WeeklyWorker

02.11.1995

Strangled passion

Helen Ellis reviews 'Trouble sleeping' by Nick Ward (Warehouse Theatre until November 12)

THE SENSE of being trapped in our own isolation and egoistical prison. The constant striving and utter hopelessness of ever breaking free. These are common themes in theatre as well as cinema today.

But Nick Ward, who is the writer and director of Trouble sleeping, explores them with a sensitivity, passion and inventiveness which can be uncommon in a theatre where increasingly there are no happy endings.

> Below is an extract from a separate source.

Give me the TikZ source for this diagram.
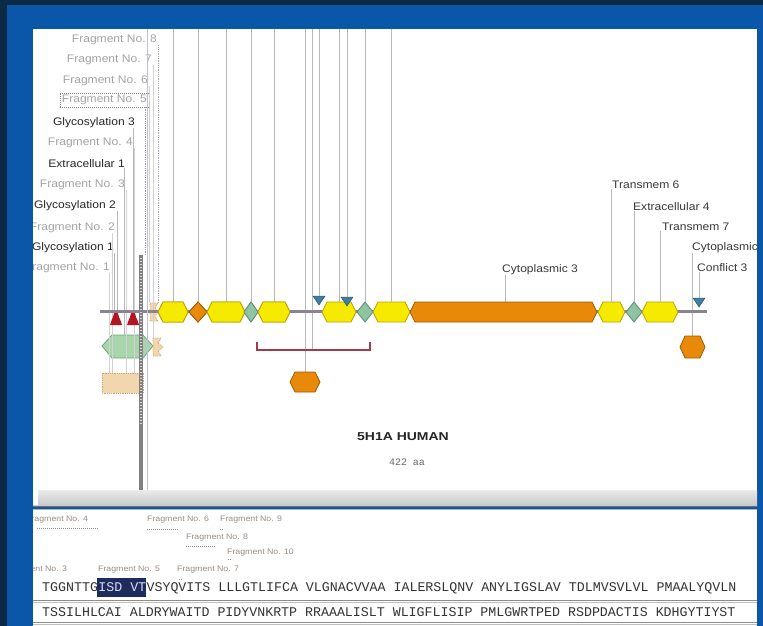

Nick Ward wrote and directed Dakota Road, a Channel Four film, and has had several plays produced. He manages to move from realism to surrealism, from the humdrum and drudgery of everyday life to existential philosophy without distancing you from the characters. Rather he draws you irresistibly into their lives, their psyche, their outlook and the circumstances they now find themselves in.

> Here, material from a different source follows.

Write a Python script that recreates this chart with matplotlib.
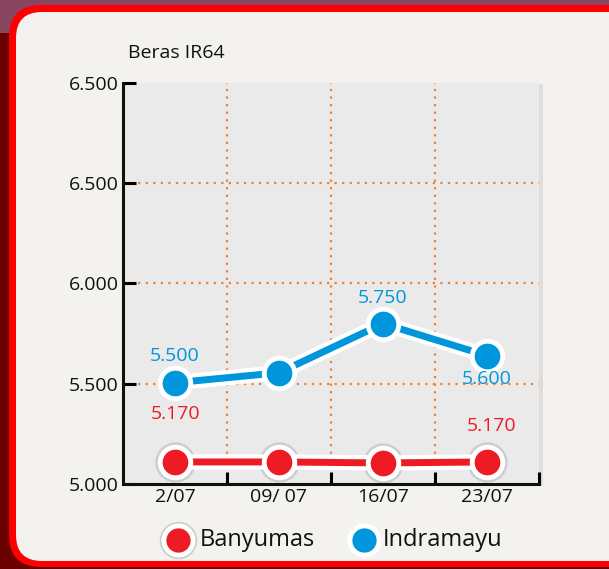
import matplotlib
matplotlib.use("Agg")
import matplotlib.pyplot as plt
import matplotlib.patheffects as pe
from matplotlib.patches import FancyBboxPatch, Rectangle

plt.rcParams['font.family'] = ['Open Sans', 'DejaVu Sans']

# ---- data ----
title = "Beras IR64"
categories = ["2/07", "09/ 07", "16/07", "23/07"]
banyumas = [5110, 5110, 5105, 5110]
indramayu = [5505, 5555, 5800, 5640]
banyumas_labels = ["5.170", "", "", "5.170"]
indramayu_labels = ["5.500", "", "5.750", "5.600"]
y_ticks = [5000, 5500, 6000, 6500, 7000]
y_tick_labels = ["5.000", "5.500", "6.000", "6.500", "6.500"]
series_names = ["Banyumas", "Indramayu"]

RED = "#ED1C24"
BLUE = "#0096DB"
ORANGE = "#F07F2F"
FS = 14

W, H = 609, 569
fig = plt.figure(figsize=(W / 100, H / 100), dpi=100)
fig.patch.set_facecolor("#6A0000")

# background axes in pixel coords
bg = fig.add_axes([0, 0, 1, 1], zorder=-5)
bg.set_xlim(0, W)
bg.set_ylim(H, 0)
bg.axis("off")
bg.add_patch(Rectangle((0, 0), W, 33, facecolor="#8A4560", edgecolor="none"))
bg.add_patch(FancyBboxPatch((9, 5), 640, 562, boxstyle="round,pad=0,rounding_size=32",
                            facecolor="#FF0000", edgecolor="none"))
bg.add_patch(FancyBboxPatch((16, 12), 630, 549, boxstyle="round,pad=0,rounding_size=26",
                            facecolor="#F3F2EE", edgecolor="none"))
# plot-area shadow
bg.add_patch(Rectangle((126, 84), 417, 402, facecolor="#DEDDD9", edgecolor="none"))
bg.text(128, 53, title, fontsize=FS, color="#111111", va="center", ha="left")

# main axes
left, right, top, bottom = 123, 539, 83, 484
ax = fig.add_axes([left / W, (H - bottom) / H, (right - left) / W, (bottom - top) / H])
ax.set_facecolor("#EAEAEA")
x = list(range(len(categories)))
ax.set_xlim(-0.5, len(categories) - 0.5)
ax.set_ylim(5000, 7000)

# grid
for gx in [0.5, 1.5, 2.5]:
    ax.axvline(gx, color=ORANGE, linestyle=(0, (1, 2.4)), linewidth=1.6, zorder=1)
for gy in y_ticks[1:-1]:
    ax.axhline(gy, color=ORANGE, linestyle=(0, (1, 2.4)), linewidth=1.6, zorder=1)

# spines / ticks
for s in ["top", "right"]:
    ax.spines[s].set_visible(False)
for s in ["left", "bottom"]:
    ax.spines[s].set_linewidth(2.2)
    ax.spines[s].set_color("#111111")
ax.set_yticks(y_ticks)
ax.set_yticklabels(y_tick_labels, fontsize=FS, color="#111111")
ax.tick_params(axis="y", direction="in", length=9, width=2.2, pad=3)
ax.set_xticks([0.5, 1.5, 2.5, 3.5])
ax.set_xticklabels([])
ax.tick_params(axis="x", which="major", direction="in", length=9, width=2.2)
ax.set_xticks(x, minor=True)
ax.set_xticklabels(categories, minor=True, fontsize=FS, color="#111111")
ax.tick_params(axis="x", which="minor", length=0, pad=3)

stroke = [pe.Stroke(linewidth=11, foreground="white"), pe.Normal()]
# shadow under markers
ax.plot(x, banyumas, "o", markersize=29, color="#000000", alpha=0.12, zorder=2,
        markeredgewidth=0)
ax.plot(x, banyumas, color=RED, linewidth=5, zorder=3, path_effects=stroke)
ax.plot(x, banyumas, "o", markersize=22, markerfacecolor=RED, markeredgecolor="white",
        markeredgewidth=3.5, zorder=4, linestyle="none")
ax.plot(x, indramayu, color=BLUE, linewidth=5, zorder=3, path_effects=stroke)
ax.plot(x, indramayu, "o", markersize=22, markerfacecolor=BLUE, markeredgecolor="white",
        markeredgewidth=3.5, zorder=4, linestyle="none")

ind_offsets = {0: (0, 27), 2: (0, 26), 3: (0, -23)}
ban_offsets = {0: (1, 48), 3: (5, 36)}
for i, lab in enumerate(indramayu_labels):
    if lab:
        ax.annotate(lab, (x[i], indramayu[i]), xytext=ind_offsets[i], textcoords="offset pixels",
                    ha="center", va="center", color=BLUE, fontsize=FS, zorder=6)
for i, lab in enumerate(banyumas_labels):
    if lab:
        ax.annotate(lab, (x[i], banyumas[i]), xytext=ban_offsets[i], textcoords="offset pixels",
                    ha="center", va="center", color=RED, fontsize=FS, zorder=6)

# legend drawn in pixel coords on background axes
leg_y = 540
bg.plot([178], [leg_y], "o", markersize=27, color="black", alpha=0.15, markeredgewidth=0)
bg.plot([178], [leg_y], "o", markersize=21, markerfacecolor=RED, markeredgecolor="white",
        markeredgewidth=3.5)
bg.text(200, leg_y, series_names[0], fontsize=17, color="#111111", va="center", ha="left")
bg.plot([364], [leg_y], "o", markersize=21, markerfacecolor=BLUE, markeredgecolor="white",
        markeredgewidth=3.5)
bg.text(383, leg_y, series_names[1], fontsize=17, color="#111111", va="center", ha="left")

fig.savefig("out.png", dpi=100, facecolor=fig.get_facecolor())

Neither are we left only with a Nietzschean despair. Somehow we are always left with a certain optimism because of the very humanity of the characters. While the characters in Trouble sleeping are larger than life, violent and ridden with strangled passion, they never repulse the audience or leave it in disbelief.

The ‘humanity’ of the characters is not portrayed in a narrow way, as despite it all ‘we are all innately good’. Ward lets the full scope of our pain and longing come into view, in a society which shackles this longing and pain and will not let it roam free.

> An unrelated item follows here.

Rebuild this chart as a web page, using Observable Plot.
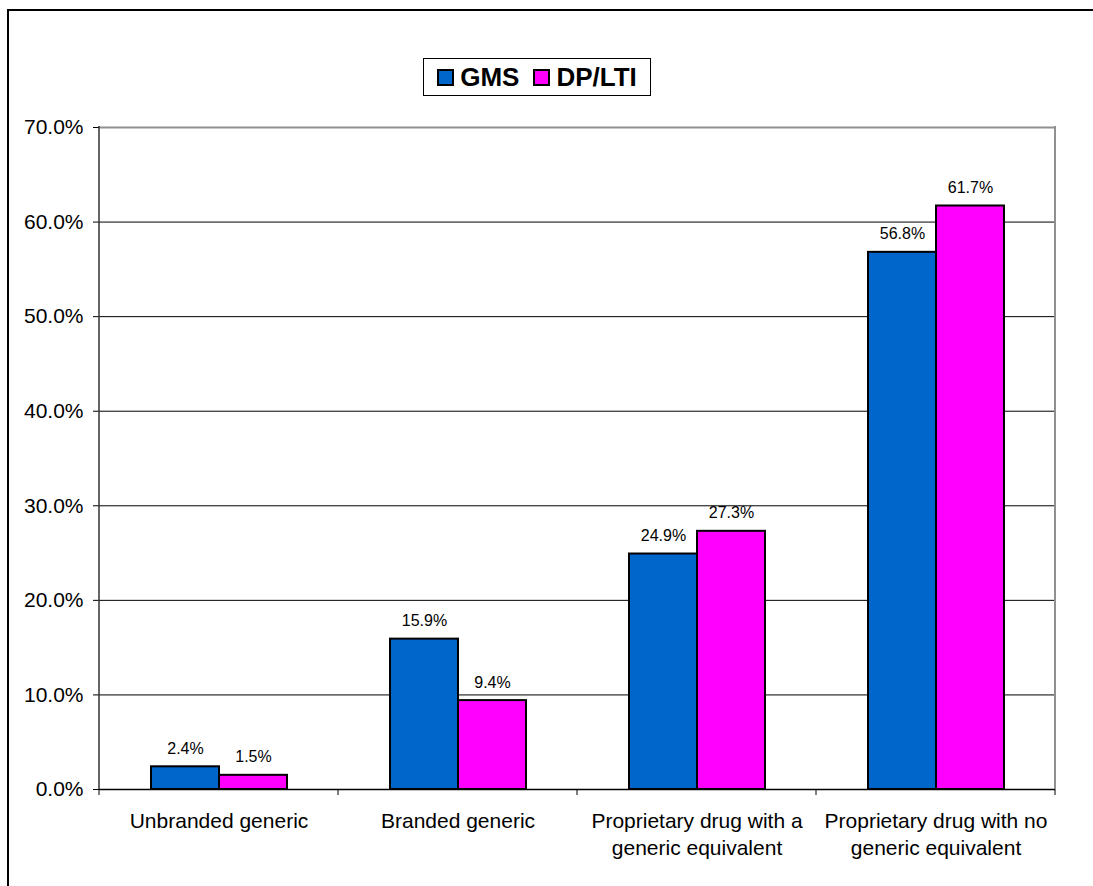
<!DOCTYPE html>
<html>
<head>
<meta charset="utf-8">
<script src="https://cdn.jsdelivr.net/npm/d3@7"></script>
<script src="https://cdn.jsdelivr.net/npm/@observablehq/plot@0.6"></script>
<style>
  html, body { margin: 0; padding: 0; background: #fff; overflow: hidden; }
  #wrap { position: relative; width: 1093px; height: 886px; overflow: hidden; font-family: "Liberation Sans", Arial, sans-serif; }
  #frame { position: absolute; left: 7px; top: 9px; width: 2000px; height: 2000px; border-left: 2px solid #000; border-top: 2px solid #000; }
  #legend { position: absolute; left: 423px; top: 58px; width: 226px; height: 36px; border: 1px solid #000; background: #fff;
            display: flex; align-items: center; justify-content: center; gap: 14px; font-weight: bold; font-size: 26px; color: #000; z-index: 2; }
  #legend .item { display: flex; align-items: center; gap: 6px; }
  #legend .sw { width: 13px; height: 13px; border: 2px solid #000; display: inline-block; }
  #chart { position: absolute; left: 0; top: 0; }
</style>
</head>
<body>
<div id="wrap">
  <div id="frame"></div>
  <div id="chart"></div>
  <div id="legend"></div>
</div>
<script>
const categories = ["Unbranded generic", "Branded generic", "Proprietary drug with a generic equivalent", "Proprietary drug with no generic equivalent"];
const categoryLabels = ["Unbranded generic", "Branded generic", "Proprietary drug with a\ngeneric equivalent", "Proprietary drug with no\ngeneric equivalent"];
const series = ["GMS", "DP/LTI"];
const gmsValues = [2.4, 15.9, 24.9, 56.8];
const dpltiValues = [1.5, 9.4, 27.3, 61.7];
const colors = ["#0066CC", "#FF00FF"];
const yTicks = [0, 10, 20, 30, 40, 50, 60, 70];

const data = categories.flatMap((c, i) => [
  {category: c, series: series[0], value: gmsValues[i]},
  {category: c, series: series[1], value: dpltiValues[i]}
]);

const fmt = d => d.toFixed(1) + "%";

const chart = Plot.plot({
  width: 1093,
  height: 886,
  marginLeft: 98,
  marginRight: 38,
  marginTop: 127,
  marginBottom: 97,
  style: {fontFamily: "'Liberation Sans', Arial, sans-serif", fontSize: "21px", background: "transparent", color: "#000"},
  fx: {domain: categories, padding: 0, label: null, axis: null},
  x: {domain: series, paddingInner: 0, paddingOuter: 0.733, axis: null},
  y: {domain: [0, 70], label: null},
  color: {domain: series, range: colors},
  marks: [
    Plot.gridY(yTicks.filter(t => t > 0 && t < 70), {stroke: "#000", strokeOpacity: 1, strokeWidth: 1}),
    Plot.ruleY([70], {stroke: "#909090", strokeWidth: 2}),
    Plot.barY(data, {fx: "category", x: "series", y: "value", fill: "series", stroke: "#000", strokeWidth: 2}),
    Plot.text(data, {fx: "category", x: "series", y: "value", text: d => fmt(d.value), dy: -13, lineAnchor: "bottom", fontSize: 16, fill: "#000"}),
    Plot.axisY({ticks: yTicks, tickFormat: fmt, tickSize: 6, tickPadding: 10, fontSize: 21, label: null, stroke: "#000"}),
    Plot.axisFx({anchor: "bottom", tickSize: 0, tickPadding: 19, tickFormat: (c) => categoryLabels[categories.indexOf(c)], fontSize: 21, lineHeight: 1.3, label: null}),
    Plot.ruleY([0], {stroke: "#000", strokeWidth: 1.5})
  ]
});

// axis lines and category boundary ticks from the library's scales
const fxS = chart.scale("fx");
const yS = chart.scale("y");
const y0 = yS.apply(0), yTop = yS.apply(70);
const bounds = categories.map(c => fxS.apply(c));
const rightEdge = fxS.apply(categories[categories.length - 1]) + fxS.bandwidth;
bounds.push(rightEdge);
const g = d3.select(chart).append("g");
g.append("line").attr("x1", bounds[0]).attr("x2", bounds[0]).attr("y1", yTop - 1).attr("y2", y0).attr("stroke", "#333").attr("stroke-width", 1.5);
g.append("line").attr("x1", rightEdge).attr("x2", rightEdge).attr("y1", yTop - 1).attr("y2", y0).attr("stroke", "#909090").attr("stroke-width", 2);
bounds.forEach(b => {
  g.append("line").attr("x1", b).attr("x2", b).attr("y1", y0).attr("y2", y0 + 6).attr("stroke", "#000").attr("stroke-width", 1);
});

document.getElementById("chart").appendChild(chart);

const legend = document.getElementById("legend");
series.forEach((s, i) => {
  const item = document.createElement("span");
  item.className = "item";
  const sw = document.createElement("span");
  sw.className = "sw";
  sw.style.background = colors[i];
  item.appendChild(sw);
  item.appendChild(document.createTextNode(s));
  legend.appendChild(item);
});
</script>
</body>
</html>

The play is perhaps slow to start, setting up the story of a mother and son living alone together in the Fens - work the audience could have done itself. But the slow pace of the beginning juxtaposes and puts into sharp focus the speed with which we catch a glimpse of the real essence of the characters, as it explodes violently onto the stage at the end.

Throughout, detailed and powerful performances from the whole cast seduce the audience into the everyday of the characters’ lives and what lies beneath.

The Warehouse Theatre is in East Croydon. This play is worth the 15-minute journey from London, Victoria.